As there are no two identical apps in the app store, there is no typical process to be universally applied for maintaining a mobile product’s functionality after its launch.

Depending on the complexity of the product, maintenance can include

  • planning for continuous updates: it is advisable that not all features of the product are released simultaneously; the core of the app should come out at launch and the rest of the features should be released progressively, in accordance with the principles of agile development methodologies.

Your project budget should take into account this continuous revisitation of some of the product’s functionalities, for a determined period after launch.
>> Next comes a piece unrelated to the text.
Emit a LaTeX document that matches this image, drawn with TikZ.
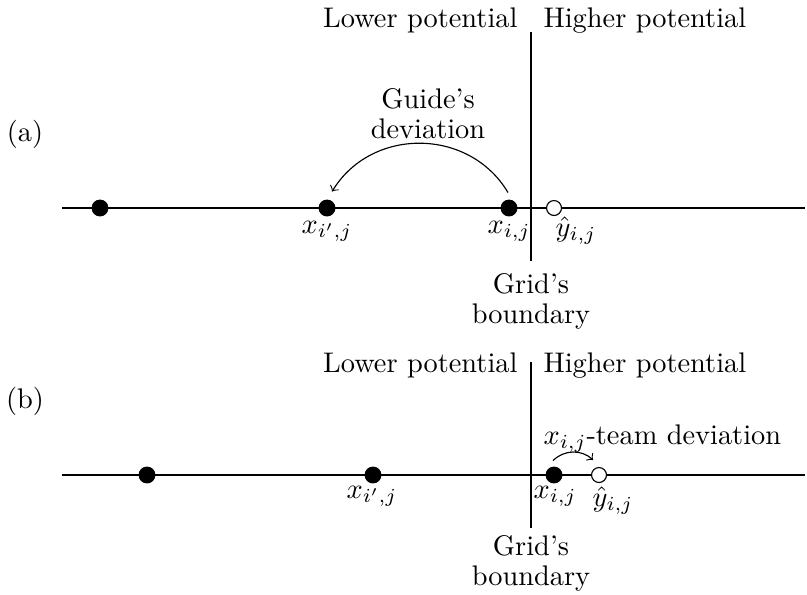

  • testing upgrades: you have to make sure that users who haven’t installed the new, upgraded version of the app, get to benefit from its advantages; Serge Huber, CTO at Jahia Solutions, suggests setting up a migration tool that would enable the easy, automated translation from the old version to the new one.

People involved:

  • the team of developers
  • the product owner
  • the tester/QA

Conclusion

Building a mobile product is long and costly. Apart from the money invested, it requires long-term commitment. The initial research and analysis stage, that can sometimes take a few months, is almost entirely up to you. Deciding on the type of product you want to build, analysing its end-users and its Unique Value Proposition is a mandatory part of the journey.

Afterwards, once the team is in place, constant communication and monitoring are required. Daily conference calls become a MUST, just as become email exchanges with the project manager. Keep this in mind and dedicate time and effort to all phases that follow analysis. The team will need to consult you on various issues throughout design, development and even testing. The sooner you agree on how to tackle these phases, the better.

Also, keep in mind that the project is not over once the app is in Store. On the contrary, hard work is just beginning. Content marketing, direct emailing, social media marketing, as well as networking from your side – will need to be deployed at once, ideally months before the release. Product updates and upgrades will also be mandatory.

Remaining in the App Store – and in your users’ phones – can be harder than you imagined. You’re in it for the long term – so don’t neglect any of the steps in the process!